Install SIP phones on IP Office

Had a few calls from customers on SIP phones.  Obviously, if you are using the J100 series on IP Office R11, you are going to have to implement SIP phones.  J100 ONLY run SIP, when connected to IP Office R11.  HOWEVER, they do work on R10.1, but ONLY as h323 phones.  So, why would you downgrade all those phones just to run them on 10.1, when 10.1 will be going EOS with the next major release?  Just upgrade the damn IPO.

So, to get the J series working, we need some settings within IPO set, and then the IPO will autogenerate the 46xxsettings.txt file.

 

First we need to navigate to the System tab, and go into LAN1>VOIP

ENABLE SIP registrar.  This is disabled by default.

If this is cloud, or you will have remote workers, you will need to allow SIP Remote Worker.

Set the SIP Domain Name.  This is used for SIP endpoints to register to the IP Office.  This should also match the domain suffix of the SIP Registrar FQDN to the right.  In the below picture it is the example.com entry.  NOTE.  If you are going to set up resilience for IP phones, this will need to be the same on ALL systems in the network.  Also note if you are using TCP/UDP and NOT TLS, then you can leave this blank and the IPO will insert the LAN IP instead.  If using TLS, YOU MUST have a Fully Qualified Domain Name entered here.

In the SIP Registrar FQDN, This is the fully-qualified domain name for the system, for example ipoffice.example.com, to which the SIP endpoint should send its registration requests.  This address MUST be resolved by DNS (public, if applicable or private).  For Vantage and Equinox this must be set.  If not using TLS, this can be the same as the SIP Domain Name entry.  For resilience, this value, if set on the failover server, is the value passed to Vantage and Avaya Equinox clients as the address for resilience. If not set, the system’s IP address is sent to those clients as the failover address instead.

Set wether you want TCP/UDP or TLS

You can customize which port you use.  If using TCP/UDP, it is highly suggested that you use a non standard port from 5060.  Something like 5065, 5070, etc….

 

 

 

Now go down to the VoIP tab, and set which codecs you want to use.  This is up to each install wether you want a wider codec that sounds better but takes more bandwidth.

 

 

Now we can create our SIP extension, so go to Extensions, and add a new SIP Extension.  If you dont want to here, you can skip this and go to the user, if the extension does not exist, it will give a pop up (web manager only) asking if you want to create the Extension.

You can lock down the codecs used here, but if you set this in the system tab, should be good.  But you do need to set the Extension Password.

 

 

We can add a user now.  The settings you need to pay attention to are:

  • Extension – This should match the SIP ID of the “Base Extension” setting.
  • Login Code – This can match the “Phone Password” from above, or be the Extensions login code.
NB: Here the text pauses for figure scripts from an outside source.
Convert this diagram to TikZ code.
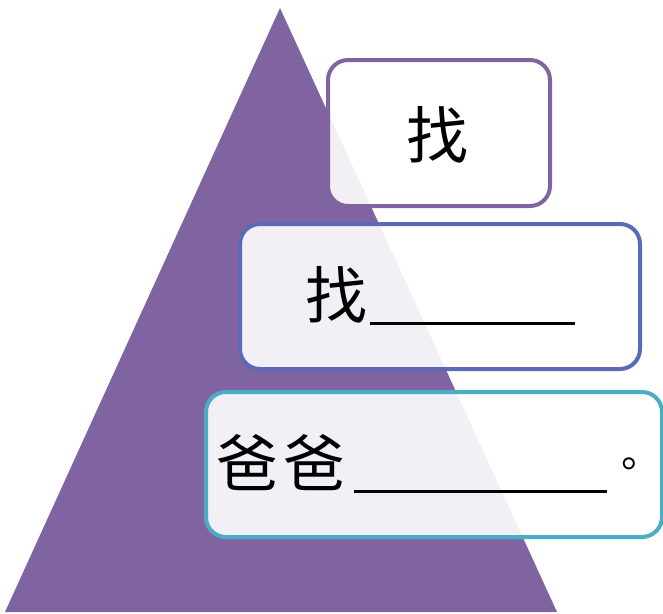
\documentclass[tikz,border=0pt]{standalone}
\usepackage{fontspec}
\newfontfamily\cjk{Noto Sans CJK SC}
\definecolor{tri}{HTML}{8064A2}
\definecolor{bA}{HTML}{8064A2}
\definecolor{bB}{HTML}{5A6AB8}
\definecolor{bC}{HTML}{4BACC6}
\begin{document}
\begin{tikzpicture}[x=1pt,y=-1pt,
  box/.style={rounded corners=20pt, line width=4pt, fill=white, fill opacity=0.9},
  lbl/.style={font=\cjk\fontsize{62}{64}\selectfont, inner sep=0pt, text opacity=1}]
\useasboundingbox (0,0) rectangle (663,613);
\fill[tri] (280,8) -- (557,612) -- (5,612) -- cycle;
\draw[box, draw=bA] (328,60) rectangle (550,206);
\draw[box, draw=bB] (240,224) rectangle (640,369);
\draw[box, draw=bC] (206,392) rectangle (662,537);
\node[lbl, anchor=base] (t1) at (437,158) {找};
\node[lbl, anchor=base west] (t2) at (305,318) {找\hspace{3pt}\rule[-7pt]{205pt}{3pt}};
\node[lbl, anchor=base west] (t3) at (216,486) {爸\hspace{5pt}爸\hspace{9pt}\rule[-7pt]{253pt}{3pt}\hspace{14pt}\raisebox{19pt}{\fontsize{40}{42}\selectfont 。}};
\end{tikzpicture}
\end{document}
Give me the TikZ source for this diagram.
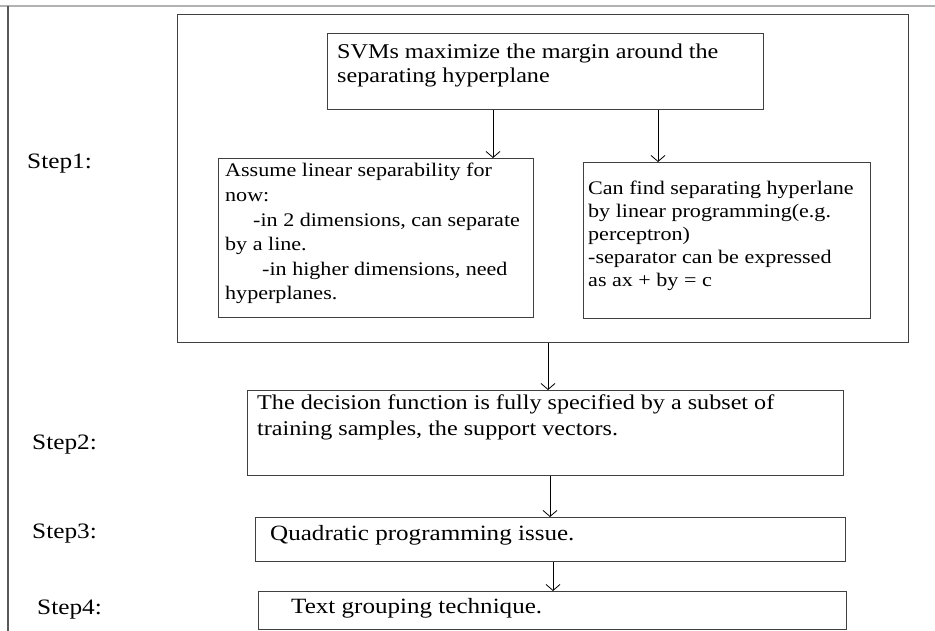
\documentclass[tikz,border=0pt]{standalone}
\usepackage{fontspec}
\setmainfont{Liberation Serif}[FakeStretch=1.15]
\usetikzlibrary{arrows.meta,positioning,calc}

\begin{document}
\begin{tikzpicture}[
  x=1pt, y=-1pt,
  box/.style={draw=black!75, line width=1.2pt, anchor=north west, inner sep=0pt},
  txt/.style={anchor=base west, align=left, inner sep=0pt,
              font=\fontsize{21}{24.5}\selectfont},
  small/.style={txt, font=\fontsize{19.2}{24.6}\selectfont},
  arr/.style={-{Straight Barb[length=6pt,width=14pt]}, line width=0.8pt},
  lbl/.style={anchor=base west, inner sep=0pt, font=\fontsize{22}{24}\selectfont}
]
  \useasboundingbox (0,0) rectangle (935,631);
  \draw[black!30, line width=1.5pt] (0,6) -- (935,6);
  \draw[black!65, line width=1.5pt] (8,6) -- (8,631);

  \node[box, minimum width=731, minimum height=328] (frame) at (177,14) {};
  \node[box, minimum width=436, minimum height=76] (svm) at (327,33) {};
  \node[txt, font=\fontsize{21}{24}\selectfont] (svmtxt) at (337,83)
    {SVMs maximize the margin around the\\separating hyperplane};
  \node[box, minimum width=315, minimum height=159] (lin) at (218,158) {};
  \node[small] (lintxt) at (225,300)
    {Assume linear separability for\\now:\\
     \hspace*{28pt}-in 2 dimensions, can separate\\by a line.\\
     \hspace*{37pt}-in higher dimensions, need\\hyperplanes.};
  \node[box, minimum width=287, minimum height=156] (lp) at (583,162) {};
  \node[small, font=\fontsize{19.2}{23}\selectfont] (lptxt) at (588,287)
    {Can find separating hyperlane\\by linear programming(e.g.\\perceptron)\\
     -separator can be expressed\\as ax + by = c};

  \node[box, minimum width=596, minimum height=85] (sv) at (247,390) {};
  \node[txt, font=\fontsize{21}{26}\selectfont] (svtxt) at (257,435)
    {The decision function is fully specified by a subset of\\
     training samples, the support vectors.};
  \node[box, minimum width=590, minimum height=44] (qp) at (255,517) {};
  \node[txt, font=\fontsize{21.8}{24}\selectfont] (qptxt) at (270,540)
    {Quadratic programming issue.};
  \node[box, minimum width=588, minimum height=38] (tg) at (258,591) {};
  \node[txt, font=\fontsize{21.8}{24}\selectfont] (tgtxt) at (291,613)
    {Text grouping technique.};

  \node[lbl] (step1) at (27,169) {Step1:};
  \node[lbl] (step2) at (32,449) {Step2:};
  \node[lbl] (step3) at (32,538) {Step3:};
  \node[lbl] (step4) at (37,614) {Step4:};

  \coordinate (c1) at (493,0);
  \coordinate (c2) at (658,0);
  \coordinate (c3) at (548,0);
  \coordinate (c4) at (550,0);
  \coordinate (c5) at (553,0);
  \draw[arr] (svm.south -| c1) -- (lin.north -| c1);
  \draw[arr] (svm.south -| c2) -- (lp.north -| c2);
  \draw[arr] (frame.south -| c3) -- (sv.north -| c3);
  \draw[arr] (sv.south -| c4) -- (qp.north -| c4);
  \draw[arr] (qp.south -| c5) -- (tg.north -| c5);
\end{tikzpicture}
\end{document}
If you did not do the above, when you save this and there is no matching extension created, you will be prompted to create an extension.

 

To alleviate some issues, at this point i would DISABLE “Allow Direct Media Path”.  once you know your phones work, you can set this up, but may cause issues if the network is not set properly.

 

 

Now you can boot your phones up.  When the J series boot, if they are newer SIP firmware, they may ask if you want to perform automatic provisioning.  You can, if you have access to the DES server (des.avaya.com), which is handy, but not necessary.

So, select NO for auto provisioning.  Once the phones bot up, if we are touching the phones (for sake of ease lets do that for now, as there are previous posts on setting a DHCP server) .  When you can get into the phones admin, go to servers, and set the http or https file server to point to your IP Offices LAN/WAN IP.

The phone now requests the settings text file appropriate for its particular model from the file server. This file contains a wide range of phone settings including details of the SIP server and protocols it should use and the certificate name if using TLS.

IF you have a 46xxsettings.txt file in teh Primary folder directory, now is the time to delete it.  When a file is requested, for example the 46xxsettings.txt file, if it does not exist, it will auto create a new one, with the settings we have done up to this point.  You can browse to 192.168.42.1/46xxsettings.txt and see the file create, reflecting the FQDN, and SIP domain settings.  Also at the top, you will see “AUTOGENERATED”

So the phone should grab any upgrades and upgrade per your release.  Yo can watch Sysmon if you want to see the files transfer.

That should be good enough.  I would recommend doing baby steps, if your end install will be TLS/SRTP/Remote worker etc…if the phones can come up with these minimal setting, then we can set the certificate and then TLS, and then remote worker.